Effort to take WCU out of state system moves forward

West Chester University is so popular it is considering breaking away from the state education system. ( CHARLES FOX / Staff Photographer )
West Chester University is so popular it is considering breaking away from the state education system. ( CHARLES FOX / Staff Photographer )
Posted: March 13, 2014

WEST CHESTER West Chester University's Council of Trustees has become increasingly frustrated with the state's higher education system and is solidly behind proposed legislation that would allow the school to explore withdrawing from it, a board member said.

"That's the direction we are looking at very seriously," said Eli Silberman, a retired advertising executive from Unionville and one of nine trustees. "It's not guaranteed the university is going to do that, but considering what's been going on over the last few years, it's an option we'd like to have."

Silberman said the Pennsylvania State System of Higher Education, which oversees the 14 state schools, with 112,300 students, this year took $1.6 million away from financially healthy West Chester to help struggling schools.

"That got us serious about this possibility," Silberman said Tuesday.

West Chester said it will conduct a feasibility study on the impact on students, employees, and the region if it were to exit the system and become "state-related," like Temple and Lincoln Universities, Pennsylvania State University, and the University of Pittsburgh.

On Tuesday, Silberman attended a news conference in Harrisburg where the legislation permitting withdrawal was unveiled by State Sens.
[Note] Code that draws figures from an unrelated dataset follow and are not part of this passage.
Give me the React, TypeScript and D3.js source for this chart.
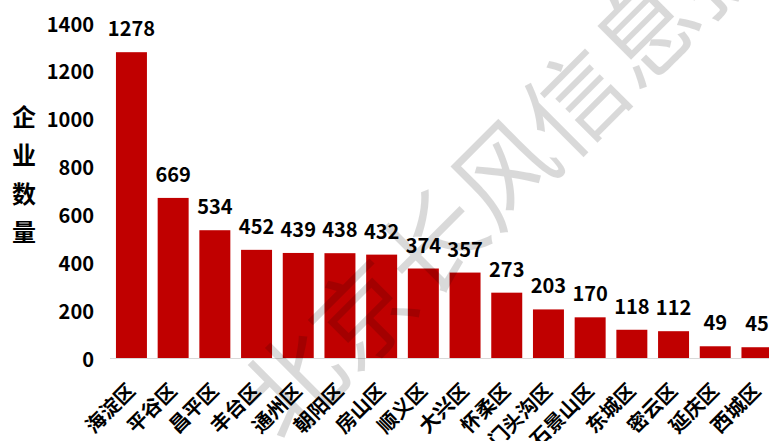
import React from "react";
import * as d3 from "d3";

const categories = ["海淀区", "平谷区", "昌平区", "丰台区", "通州区", "朝阳区", "房山区", "顺义区", "大兴区", "怀柔区", "门头沟区", "石景山区", "东城区", "密云区", "延庆区", "西城区"];
const values = [1278, 669, 534, 452, 439, 438, 432, 374, 357, 273, 203, 170, 118, 112, 49, 45];
const yTicks = [0, 200, 400, 600, 800, 1000, 1200, 1400];
const yTitle = "企业数量";
const watermark = "北京长风信息技术";

const W = 769;
const H = 441;
const FONT = "'Noto Sans CJK SC', 'Open Sans', sans-serif";

export default function App() {
  const x = d3.scaleBand<string>().domain(categories).range([110.6, 777.8]).paddingInner(0.257).paddingOuter(0.1285);
  const y = d3.scaleLinear().domain([0, 1400]).range([358, 23]);
  const bw = x.bandwidth();

  return (
    <svg width={W} height={H} style={{ position: "absolute", left: 0, top: 0, background: "#fff" }} fontFamily={FONT}>
      <line x1={110} x2={W} y1={y(0) + 0.5} y2={y(0) + 0.5} stroke="#d9d9d9" strokeWidth={1} />
      {yTicks.map((t) => (
        <text key={t} x={94} y={y(t)} textAnchor="end" dominantBaseline="central" fontSize={20} fontWeight="bold" fill="#000">
          {t}
        </text>
      ))}
      {yTitle.split("").map((c, i) => (
        <text key={c} x={24} y={115 + i * 38.5} textAnchor="middle" dominantBaseline="central" fontSize={24} fontWeight="bold" fill="#000">
          {c}
        </text>
      ))}
      {categories.map((c, i) => (
        <rect key={c} x={x(c)} y={y(values[i])} width={bw} height={y(0) - y(values[i])} fill="#c00000" />
      ))}
      {categories.map((c, i) => (
        <text key={c} x={(x(c) as number) + bw / 2} y={y(values[i]) - 16} textAnchor="middle" fontSize={20} fontWeight="bold" fill="#000">
          {values[i]}
        </text>
      ))}
      {categories.map((c) => (
        <text
          key={c}
          transform={`translate(${(x(c) as number) + bw / 2 + 5},${392}) rotate(-45)`}
          textAnchor="end"
          fontSize={20}
          fontWeight="bold"
          fill="#000"
        >
          {c}
        </text>
      ))}
      <text
        transform={`translate(${283},${446}) rotate(-45)`}
        fontSize={100}
        fontWeight={400}
        fill="#000"
        fillOpacity={0.15}
      >
        {watermark}
      </text>
    </svg>
  );
}
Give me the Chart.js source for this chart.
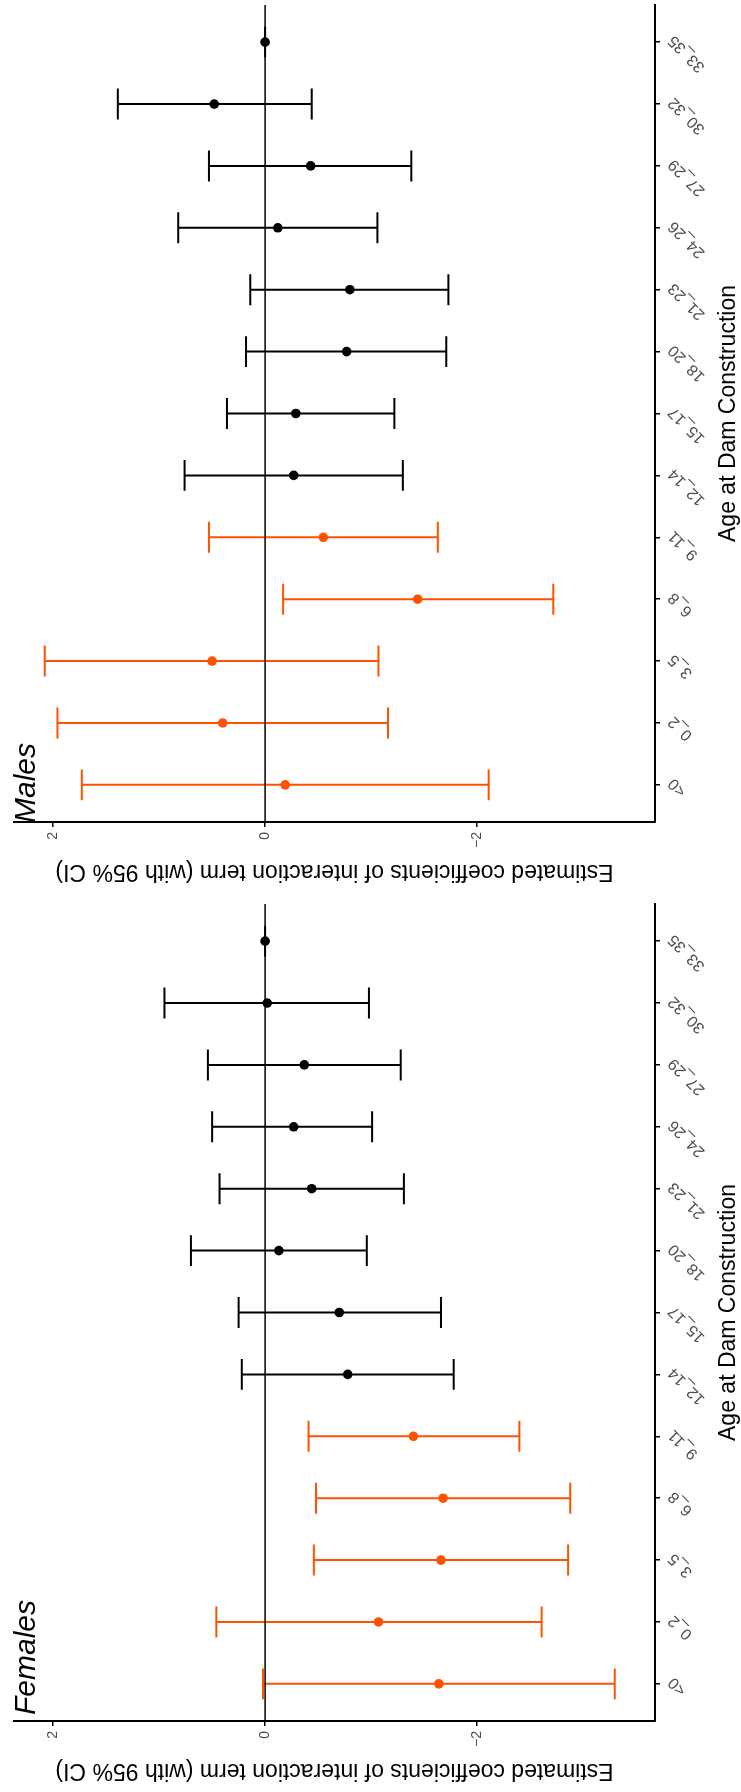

Andrew Dinniman (D., Chester) and Robert Tomlinson (R., Bucks). The proposal would allow healthy universities with more than 7,000 students to exit. The schools also would have to buy their way out of the system over a period of years by acquiring assets under the state's domain.

Dinniman and Tomlinson, also a West Chester University trustee, said the system has been slow to respond to changing academic needs and bleeding enrollment.

"By forcing legislation that requires hearings and debate, we'll finally deal with this," Dinniman said. "That's our hope."

But several lawmakers; the state system's chancellor, Frank T. Brogan; and the Association of Pennsylvania State College and University Faculties spoke against the proposal.

"Permitting schools to leave the state system doesn't make the school stronger or the system stronger," said Rep. Mike Hanna, the House Democratic whip and a member of the state system board.

"The underlying issue here is that our state schools have suffered unprecedented cuts under the current administration," said Hanna, who represents Clinton County and part of Centre County.

Dinniman said tuition at West Chester would likely increase only $500 to $1,000 if it became state-related. He contends that tuition at other system schools was going to rise significantly anyway, given waning state funding. West Chester's tuition, in any case, will not approach Penn State's, he said. In-state students pay about $16,240 annually in tuition, fees, and room and board at West Chester, compared to $26,362 at Penn State.

With 15,845 students, West Chester is the system's largest school. The other schools are Bloomsburg, California, Cheyney, Clarion, East Stroudsburg, Edinboro, Indiana, Kutztown, Lock Haven, Mansfield, Millersville, Shippensburg, and Slippery Rock.

Correction: Earlier version of this story incorrectly reported the amount taken from West Chester by the state system.